Al revisar los datos de las elecciones presidenciales pasadas, presentados con minuciosa precisión por funcionarios de la Fundación Rosenblueth en una reciente edición, se pueden extraer severas conclusiones. Primero, la existencia de tres regiones con distintas simpatías e inclinaciones. Una formada en el norte de la República con marcada preferencia por la derecha: antes (2006) al PAN y, después (2012) por el PRI.
La segunda se extiende por el altiplano con vocación plural, pero con firme tintura de izquierda; la tercera región se encuentra en un sur inclinado a la izquierda a pesar de la notoria manipulación que se rebela al sobreponerle, a los datos electorales, las cuencas de pobreza y marginación extrema. Surge entonces, con suficiente claridad, tal manipulación favorable al PRI. En dichas zonas Peña Nieto alcanza, sin causalidad razonable, mayorías hasta de 60 por ciento por municipios.
Otra versión electoral, interesante por su composición, habla de un voto urbano balanceado en partes iguales: 27 por ciento a Josefina, 35 por ciento a AMLO y 36 por ciento a Peña Nieto. Esta detallada clasificación por ciudades matiza lo que las zonas marginadas antes descritas arrojan. Pero una muy distinta realidad se percibe al analizar los resultados de las siempre protestadas (por insuficientes) casillas especiales.
Como bien se sabe, estos votantes integran una enorme, disímbola, muestra de ciudadanos, (casi 800 mil) en todos y cada uno de los estados. Ahí, en ese concurso de mexicanos participativos, confiables por su activa movilidad, poco manipulables por su aleatoria procedencia y no bien explorada composición, emerge una voluntad por entero distinta a las anteriores: ahí AMLO obtiene 42 por ciento y les deja, a Josefina y Peña, 29 por ciento para cada uno.

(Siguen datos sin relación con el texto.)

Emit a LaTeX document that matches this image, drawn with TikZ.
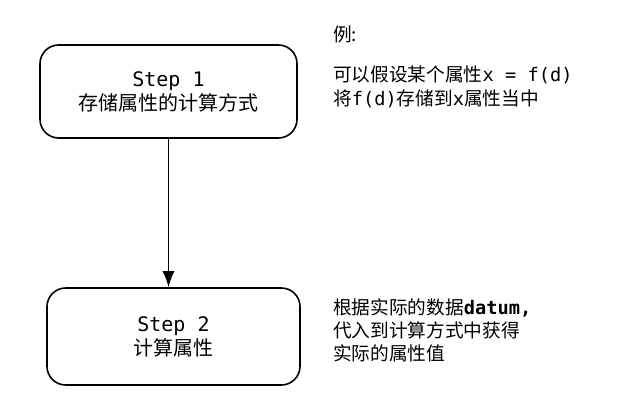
\documentclass[tikz,border=0pt]{standalone}
\usepackage{fontspec}
\newfontfamily\cjk{Noto Sans CJK SC}
\newfontfamily\mono{DejaVu Sans Mono}
\usetikzlibrary{positioning,arrows.meta}
\tikzset{
  stepbox/.style={draw, line width=1.2pt, rounded corners=14pt, align=center,
    font=\fontsize{15}{18}\selectfont\cjk},
  note/.style={anchor=north west, align=left, inner sep=0pt,
    font=\fontsize{14}{17.3}\selectfont\cjk},
}
\begin{document}
\begin{tikzpicture}[x=0.75pt, y=-0.75pt]
		\useasboundingbox (0,0) rectangle (638,409);
		% Steps
		\node[stepbox, minimum width=192.75pt, minimum height=69.75pt] (step1) at (168.5,91.5)
			{{\mono Step 1}\\存储属性的计算方式};
		\node[stepbox, minimum width=189.75pt, minimum height=72.75pt] (step2) at (173.5,336.5)
			{{\mono Step 2}\\计算属性};
		
		% Arrow between steps
		\draw[-{Latex[length=12pt, width=9pt]}, line width=1pt] (step1.south) -- (step1.south |- step2.north);
		
		% Notes
		\node[note] (example) at (333,26) {例:};
		\node[note] (store) at (333,66) {可以假设某个属性{\mono x = f(d)}\\将{\mono f(d)}存储到{\mono x}属性当中};
		\node[note] (compute) at (333,298) {根据实际的数据{\mono\bfseries datum,}\\代入到计算方式中获得\\实际的属性值};
	\end{tikzpicture}
\end{document}
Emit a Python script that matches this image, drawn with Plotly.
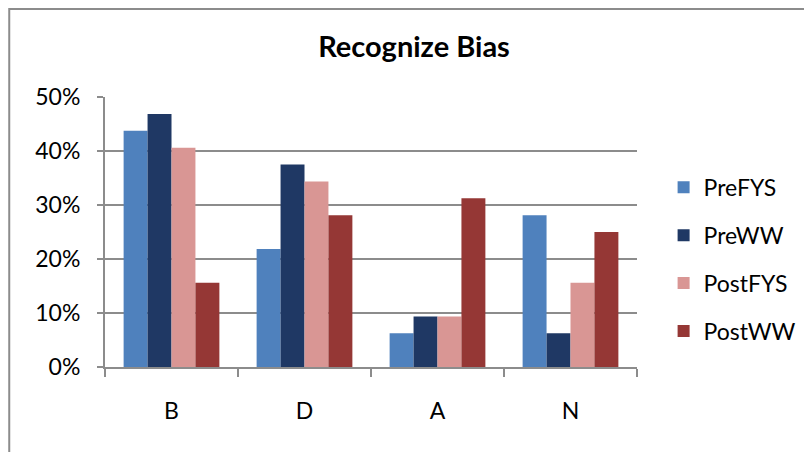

Esta última versión electoral no ha sido espulgada con el rigor, la justicia y claridad necesaria. Ahora, en la realidad oficializada, habrá que considerarla para que, el rebumbio, espanto, dolor y suspicacias causadas por la captura de la maestra, se identifique, como lo que es: un fenómeno de arreglos cupulares. El paso hacia la legítima gobernabilidad exige, qué duda cabe, de una actitud más democrática y popular.